> **Task statement**: For every line in the data below that contains "diagram", copy the line.

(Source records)
◇ ◇ ◇ ◇

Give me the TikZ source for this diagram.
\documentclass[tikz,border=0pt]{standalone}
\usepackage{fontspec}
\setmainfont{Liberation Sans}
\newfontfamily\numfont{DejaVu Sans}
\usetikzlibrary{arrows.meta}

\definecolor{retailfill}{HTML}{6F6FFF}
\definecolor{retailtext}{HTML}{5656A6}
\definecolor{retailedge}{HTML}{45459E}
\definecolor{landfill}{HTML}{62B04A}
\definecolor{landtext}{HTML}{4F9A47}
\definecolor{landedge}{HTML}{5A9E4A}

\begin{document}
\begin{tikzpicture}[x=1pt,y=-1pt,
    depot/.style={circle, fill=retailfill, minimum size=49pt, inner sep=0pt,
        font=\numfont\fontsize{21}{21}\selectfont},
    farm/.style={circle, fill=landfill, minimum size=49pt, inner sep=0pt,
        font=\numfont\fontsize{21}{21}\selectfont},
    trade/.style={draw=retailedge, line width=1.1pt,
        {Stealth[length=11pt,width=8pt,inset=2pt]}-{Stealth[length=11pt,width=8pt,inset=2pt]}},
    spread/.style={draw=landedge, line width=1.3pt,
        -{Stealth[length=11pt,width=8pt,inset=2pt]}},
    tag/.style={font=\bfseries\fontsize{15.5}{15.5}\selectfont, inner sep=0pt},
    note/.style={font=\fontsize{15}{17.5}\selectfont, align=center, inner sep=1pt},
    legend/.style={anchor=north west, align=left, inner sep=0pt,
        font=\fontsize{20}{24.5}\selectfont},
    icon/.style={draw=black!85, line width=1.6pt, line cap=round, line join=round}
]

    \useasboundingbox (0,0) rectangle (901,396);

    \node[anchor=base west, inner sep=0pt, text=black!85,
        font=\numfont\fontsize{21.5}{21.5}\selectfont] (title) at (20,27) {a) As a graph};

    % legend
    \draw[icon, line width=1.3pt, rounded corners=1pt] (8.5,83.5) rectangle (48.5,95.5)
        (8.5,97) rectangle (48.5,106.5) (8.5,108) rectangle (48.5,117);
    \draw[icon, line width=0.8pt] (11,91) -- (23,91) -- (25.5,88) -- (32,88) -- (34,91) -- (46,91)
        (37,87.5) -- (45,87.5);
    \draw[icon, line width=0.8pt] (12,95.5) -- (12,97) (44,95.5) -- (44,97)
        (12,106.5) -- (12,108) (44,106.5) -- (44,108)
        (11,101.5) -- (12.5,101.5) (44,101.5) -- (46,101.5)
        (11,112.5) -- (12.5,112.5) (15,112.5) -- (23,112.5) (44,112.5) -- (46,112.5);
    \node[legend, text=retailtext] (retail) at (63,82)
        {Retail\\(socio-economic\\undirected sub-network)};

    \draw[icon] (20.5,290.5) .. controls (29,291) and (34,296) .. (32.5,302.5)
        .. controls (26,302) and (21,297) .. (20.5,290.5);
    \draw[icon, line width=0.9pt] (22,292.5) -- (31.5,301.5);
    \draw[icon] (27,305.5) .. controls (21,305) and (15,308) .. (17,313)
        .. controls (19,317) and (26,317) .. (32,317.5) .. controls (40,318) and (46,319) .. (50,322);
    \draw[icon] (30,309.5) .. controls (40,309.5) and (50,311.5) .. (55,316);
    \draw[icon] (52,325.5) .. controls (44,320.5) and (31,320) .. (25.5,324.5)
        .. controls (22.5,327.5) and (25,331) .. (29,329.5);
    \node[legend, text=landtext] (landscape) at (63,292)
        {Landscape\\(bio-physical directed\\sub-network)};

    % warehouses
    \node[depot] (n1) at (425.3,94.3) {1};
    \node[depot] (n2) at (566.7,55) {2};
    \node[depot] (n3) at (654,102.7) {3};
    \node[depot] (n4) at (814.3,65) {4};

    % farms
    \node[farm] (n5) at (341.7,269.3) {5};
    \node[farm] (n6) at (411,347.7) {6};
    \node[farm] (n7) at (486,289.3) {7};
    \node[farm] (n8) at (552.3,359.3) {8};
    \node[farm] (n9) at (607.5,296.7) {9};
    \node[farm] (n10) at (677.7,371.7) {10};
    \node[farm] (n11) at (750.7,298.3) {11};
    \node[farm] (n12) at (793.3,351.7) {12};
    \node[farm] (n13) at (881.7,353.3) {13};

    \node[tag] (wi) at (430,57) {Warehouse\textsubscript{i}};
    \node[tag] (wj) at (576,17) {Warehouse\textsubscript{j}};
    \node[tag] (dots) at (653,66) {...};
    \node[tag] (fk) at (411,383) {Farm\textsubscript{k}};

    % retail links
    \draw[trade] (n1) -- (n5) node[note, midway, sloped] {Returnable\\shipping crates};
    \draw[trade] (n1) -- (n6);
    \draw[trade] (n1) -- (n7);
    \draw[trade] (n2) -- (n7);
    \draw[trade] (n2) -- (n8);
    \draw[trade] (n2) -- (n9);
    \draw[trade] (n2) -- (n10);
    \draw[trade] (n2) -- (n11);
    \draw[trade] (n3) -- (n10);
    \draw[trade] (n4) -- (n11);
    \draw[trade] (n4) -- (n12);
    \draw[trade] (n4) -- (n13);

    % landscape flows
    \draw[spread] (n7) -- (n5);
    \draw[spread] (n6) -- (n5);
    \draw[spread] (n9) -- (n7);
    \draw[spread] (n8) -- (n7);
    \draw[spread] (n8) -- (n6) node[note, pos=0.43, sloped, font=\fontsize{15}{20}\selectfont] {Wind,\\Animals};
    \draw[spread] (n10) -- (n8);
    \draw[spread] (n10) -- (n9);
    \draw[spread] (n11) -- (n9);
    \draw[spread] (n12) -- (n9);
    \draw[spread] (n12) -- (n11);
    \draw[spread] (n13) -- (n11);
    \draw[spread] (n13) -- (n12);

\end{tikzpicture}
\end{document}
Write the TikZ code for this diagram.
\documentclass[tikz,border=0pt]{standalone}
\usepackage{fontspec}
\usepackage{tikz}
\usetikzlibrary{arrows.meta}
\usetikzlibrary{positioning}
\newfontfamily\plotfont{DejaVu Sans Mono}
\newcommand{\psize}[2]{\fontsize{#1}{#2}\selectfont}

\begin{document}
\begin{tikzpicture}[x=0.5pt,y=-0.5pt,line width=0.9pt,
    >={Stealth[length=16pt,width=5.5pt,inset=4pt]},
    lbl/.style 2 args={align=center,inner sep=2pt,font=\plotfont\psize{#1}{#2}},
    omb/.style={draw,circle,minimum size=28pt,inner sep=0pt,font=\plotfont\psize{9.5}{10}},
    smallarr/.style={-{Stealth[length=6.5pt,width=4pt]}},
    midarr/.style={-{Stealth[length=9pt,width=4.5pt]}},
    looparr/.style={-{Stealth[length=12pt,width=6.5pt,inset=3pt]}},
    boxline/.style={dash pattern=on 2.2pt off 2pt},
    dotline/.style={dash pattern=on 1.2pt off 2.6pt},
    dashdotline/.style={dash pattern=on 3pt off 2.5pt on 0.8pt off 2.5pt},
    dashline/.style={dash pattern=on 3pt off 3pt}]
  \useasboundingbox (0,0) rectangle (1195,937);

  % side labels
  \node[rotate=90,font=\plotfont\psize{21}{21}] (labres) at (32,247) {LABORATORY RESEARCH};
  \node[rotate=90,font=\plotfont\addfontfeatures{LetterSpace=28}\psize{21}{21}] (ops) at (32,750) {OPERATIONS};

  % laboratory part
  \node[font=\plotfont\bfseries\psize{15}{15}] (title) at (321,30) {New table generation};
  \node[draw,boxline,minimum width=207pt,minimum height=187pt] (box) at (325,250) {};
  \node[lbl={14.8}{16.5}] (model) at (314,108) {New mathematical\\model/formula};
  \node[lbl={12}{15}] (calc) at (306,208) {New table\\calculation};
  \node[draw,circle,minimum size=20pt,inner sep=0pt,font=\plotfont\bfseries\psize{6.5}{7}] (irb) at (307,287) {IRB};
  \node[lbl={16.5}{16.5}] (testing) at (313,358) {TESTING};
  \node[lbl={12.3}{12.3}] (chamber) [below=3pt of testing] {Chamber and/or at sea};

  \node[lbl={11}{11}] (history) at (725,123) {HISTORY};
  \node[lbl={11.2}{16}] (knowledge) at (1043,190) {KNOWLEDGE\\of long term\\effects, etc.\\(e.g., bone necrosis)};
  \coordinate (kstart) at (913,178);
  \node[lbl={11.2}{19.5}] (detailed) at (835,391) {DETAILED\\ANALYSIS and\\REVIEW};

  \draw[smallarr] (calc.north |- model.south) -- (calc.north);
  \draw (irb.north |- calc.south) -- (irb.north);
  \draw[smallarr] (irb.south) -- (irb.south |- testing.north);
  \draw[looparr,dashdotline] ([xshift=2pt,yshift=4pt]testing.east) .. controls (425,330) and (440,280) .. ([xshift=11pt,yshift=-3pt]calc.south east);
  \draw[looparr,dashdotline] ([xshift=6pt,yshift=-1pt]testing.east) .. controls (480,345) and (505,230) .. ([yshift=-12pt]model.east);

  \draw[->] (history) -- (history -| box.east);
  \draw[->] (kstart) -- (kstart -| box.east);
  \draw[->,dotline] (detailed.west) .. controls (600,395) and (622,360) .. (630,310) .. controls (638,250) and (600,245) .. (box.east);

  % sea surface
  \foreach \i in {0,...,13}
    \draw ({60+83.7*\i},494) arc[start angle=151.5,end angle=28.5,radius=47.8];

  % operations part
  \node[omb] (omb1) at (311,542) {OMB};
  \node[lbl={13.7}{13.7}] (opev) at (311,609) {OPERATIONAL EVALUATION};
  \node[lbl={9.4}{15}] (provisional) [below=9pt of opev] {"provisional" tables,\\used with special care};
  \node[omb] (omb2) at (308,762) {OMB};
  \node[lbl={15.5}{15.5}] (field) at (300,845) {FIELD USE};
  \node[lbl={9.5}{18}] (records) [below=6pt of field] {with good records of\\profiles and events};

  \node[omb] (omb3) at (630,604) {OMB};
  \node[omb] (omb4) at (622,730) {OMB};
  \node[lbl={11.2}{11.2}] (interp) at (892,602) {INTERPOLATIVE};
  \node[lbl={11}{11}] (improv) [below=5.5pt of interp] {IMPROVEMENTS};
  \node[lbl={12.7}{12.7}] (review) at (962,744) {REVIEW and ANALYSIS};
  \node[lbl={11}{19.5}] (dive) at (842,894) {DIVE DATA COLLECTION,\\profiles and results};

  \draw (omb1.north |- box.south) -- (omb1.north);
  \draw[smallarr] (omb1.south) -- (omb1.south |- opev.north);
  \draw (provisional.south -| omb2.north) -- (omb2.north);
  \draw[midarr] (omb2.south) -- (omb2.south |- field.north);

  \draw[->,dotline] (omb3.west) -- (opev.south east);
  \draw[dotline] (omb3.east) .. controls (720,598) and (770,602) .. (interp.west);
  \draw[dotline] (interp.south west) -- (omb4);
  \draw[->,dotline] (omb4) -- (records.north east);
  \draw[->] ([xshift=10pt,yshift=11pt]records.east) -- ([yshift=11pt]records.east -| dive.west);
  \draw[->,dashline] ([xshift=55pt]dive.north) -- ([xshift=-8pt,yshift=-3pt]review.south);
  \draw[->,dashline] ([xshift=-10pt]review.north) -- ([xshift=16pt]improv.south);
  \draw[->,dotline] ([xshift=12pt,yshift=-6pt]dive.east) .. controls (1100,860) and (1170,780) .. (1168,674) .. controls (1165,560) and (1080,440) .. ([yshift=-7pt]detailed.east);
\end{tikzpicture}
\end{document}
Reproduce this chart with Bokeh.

◇ ◇ ◇ ◇

> **Exercise response**:
Give me the TikZ source for this diagram.
Write the TikZ code for this diagram.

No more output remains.